The theory applies most cleanly to linear time-invariant systems, although the team has developed extensions for the increasingly popular input-dependent, time-varying architectures. And because the family of state-space models extends to architectures like linear attention, a growing area of interest as an alternative to traditional transformers, the potential scope of application is broad.
Chahine and his collaborators see the work as a stepping stone. The team has already demonstrated an extension to linear time-varying systems like Mamba, and future directions include pushing CompreSSM further into matrix-valued dynamical systems used in linear attention mechanisms, which would bring the technique closer to the transformer architectures that underpin most of today’s largest AI systems.
“This had to be the first step, because this is where the theory is neat and the approach can stay principled,” Chahine says. “It’s the stepping stone to then extend to other architectures that people are using in industry today.”

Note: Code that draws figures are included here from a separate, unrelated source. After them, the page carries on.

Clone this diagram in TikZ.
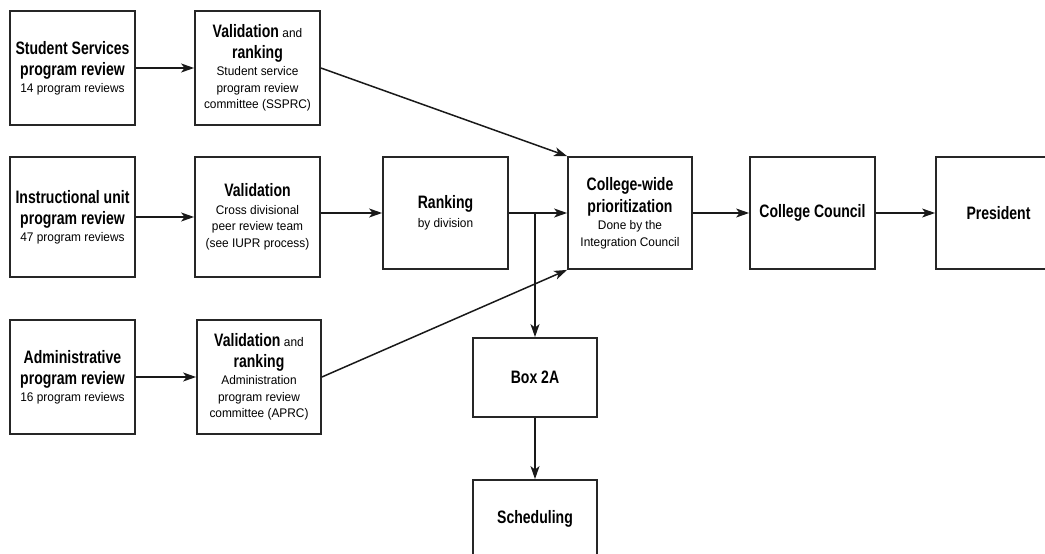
\documentclass[tikz,border=0pt]{standalone}
\usepackage{fontspec}
\setmainfont{Liberation Sans}
\newfontfamily\tfont{Liberation Sans}[FakeStretch=0.78]
\newfontfamily\sfont{Liberation Sans}[FakeStretch=0.95]
\usetikzlibrary{arrows.meta}
\newcommand\hdtext[1]{{\tfont\bfseries\fontsize{18}{21}\selectfont #1}}
\newcommand\sbtext[1]{{\sfont\fontsize{12.5}{17}\selectfont #1}}
\begin{document}
\begin{tikzpicture}[x=1pt,y=-1pt,
  box/.style={draw=black!85,line width=1.8pt,rectangle,inner sep=0pt,align=center,minimum width=125pt,
    font=\fontsize{12.5}{16.5}\selectfont},
  arr/.style={-{Stealth[length=13pt,width=9pt,inset=3.5pt]},line width=1.5pt,draw=black!90},
  thinarr/.style={arr,line width=1.1pt}]
\useasboundingbox (0,0) rectangle (1045,554);
\node[box,minimum height=114pt] (ss) at (72.5,68)
  {\hdtext{Student Services}\\[5pt]\hdtext{program review}\\\sbtext{14 program reviews}};
\node[box,minimum height=114pt] (v1) at (257.5,68)
  {\hdtext{Validation} \sbtext{and}\\[4pt]\hdtext{ranking}\\[1pt]\sbtext{Student service}\\\sbtext{program review}\\\sbtext{committee (SSPRC)}};
\node[box,minimum height=120pt] (iu) at (72.5,217)
  {\hdtext{Instructional unit}\\[5pt]\hdtext{program review}\\\sbtext{47 program reviews}};
\node[box,minimum height=120pt] (v2) at (257.5,217)
  {\hdtext{Validation}\\[1pt]\sbtext{Cross divisional}\\\sbtext{peer review team}\\\sbtext{(see IUPR process)}};
\node[box,minimum height=114pt] (ad) at (72.5,377)
  {\hdtext{Administrative}\\[5pt]\hdtext{program review}\\\sbtext{16 program reviews}};
\node[box,minimum height=114pt,minimum width=124pt] (v3) at (259,377)
  {\hdtext{Validation} \sbtext{and}\\[4pt]\hdtext{ranking}\\[1pt]\sbtext{Administration}\\\sbtext{program review}\\\sbtext{committee (APRC)}};
\node[box,minimum height=112pt] (rk) at (445.5,213)
  {\hdtext{Ranking}\\[2pt]\sbtext{by division}};
\node[box,minimum height=112pt,minimum width=124pt] (cw) at (630,213)
  {\hdtext{College-wide}\\[4pt]\hdtext{prioritization}\\[1pt]\sbtext{Done by the}\\\sbtext{Integration Council}};
\node[box,minimum height=112pt] (cc) at (812.5,213) {\hdtext{College Council}};
\node[box,minimum height=112pt] (pr) at (998.5,213) {\hdtext{President}};
\node[box,minimum height=79pt,minimum width=124pt] (b2a) at (535,377.5) {\hdtext{Box 2A}};
\node[box,minimum height=78pt,minimum width=124pt] (sch) at (535,519) {\hdtext{Scheduling}};
\draw[arr] (ss.east) -- (v1.west);
\draw[arr] (iu.east) -- (v2.west);
\draw[arr] (ad.east) -- (v3.west);
\draw[arr] (v1.east) -- (cw.north west);
\draw[arr] (v3.east) -- (cw.south west);
\draw[arr] (v2.east |- rk.west) -- (rk.west);
\draw[arr] (rk.east) -- (cw.west);
\coordinate (br) at (rk.east -| b2a.north);
\draw[arr] (br) -- (b2a.north);
\draw[thinarr] (cw.east) -- (cc.west);
\draw[thinarr] (cc.east) -- (pr.west);
\draw[arr] (b2a.south) -- (sch.north);
\end{tikzpicture}
\end{document}
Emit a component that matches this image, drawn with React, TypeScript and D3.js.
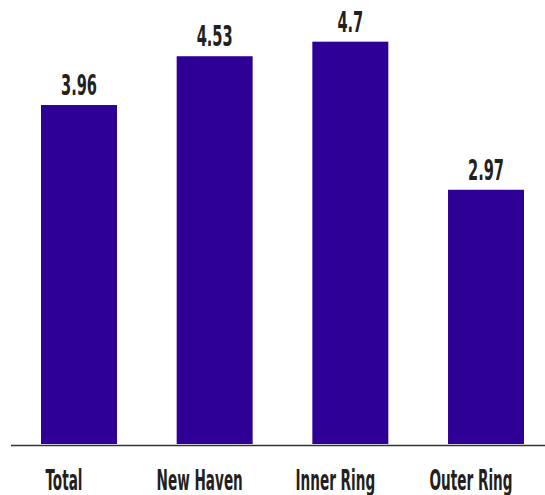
import React from "react";
import * as d3 from "d3";

const categories = ["Total", "New Haven", "Inner Ring", "Outer Ring"];
const values = [3.96, 4.53, 4.7, 2.97];
const valueLabels = ["3.96", "4.53", "4.7", "2.97"];

const W = 545;
const H = 495;
const axisLeft = 11;
const baseline = 444;
const barColor = "#2E0095";
const textColor = "#231F20";
const fontFamily = "'DejaVu Sans Condensed', 'Liberation Sans', sans-serif";

export default function App() {
  const x = d3
    .scaleBand<string>()
    .domain(categories)
    .range([41, 524])
    .paddingInner(0.44)
    .paddingOuter(0);

  const y = d3.scaleLinear().domain([0, 5]).range([baseline, baseline - 5 * 85.6]);

  return (
    <svg
      width={W}
      height={H}
      style={{ position: "absolute", left: 0, top: 0 }}
    >
      {categories.map((c, i) => {
        const bx = x(c)!;
        const cx = bx + x.bandwidth() / 2;
        const top = y(values[i]);
        return (
          <g key={c}>
            <rect
              x={bx}
              y={top}
              width={x.bandwidth()}
              height={baseline - top}
              fill={barColor}
            />
            <text
              transform={`translate(${cx},${top - 10}) scale(0.58,1)`}
              textAnchor="middle"
              fontFamily={fontFamily}
              fontWeight="bold"
              fontSize={28}
              fill={textColor}
            >
              {valueLabels[i]}
            </text>
            <text
              transform={`translate(${cx - 15},${H - 5}) scale(0.54,1)`}
              textAnchor="middle"
              fontFamily={fontFamily}
              fontWeight="bold"
              fontSize={28}
              fill={textColor}
            >
              {c}
            </text>
          </g>
        );
      })}
      <line
        x1={axisLeft}
        x2={W}
        y1={baseline + 1.5}
        y2={baseline + 1.5}
        stroke="#333333"
        strokeWidth={1.6}
      />
    </svg>
  );
}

“The work of Chahine and his colleagues provides an intriguing, theoretically grounded perspective on compression for modern state-space models (SSMs),” says Antonio Orvieto, ELLIS Institute Tübingen principal investigator and MPI for Intelligent Systems independent group leader, who wasn’t involved in the research. “The method provides evidence that the state dimension of these models can be effectively reduced during training and that a control-theoretic perspective can successfully guide this procedure. The work opens new avenues for future research, and the proposed algorithm has the potential to become a standard approach when pre-training large SSM-based models.”
The work, which was accepted as a conference paper at the International Conference on Learning Representations 2026, will be presented later this month. It was supported, in part, by the Max Planck ETH Center for Learning Systems, the Hector Foundation, Boeing, and the U.S. Office of Naval Research.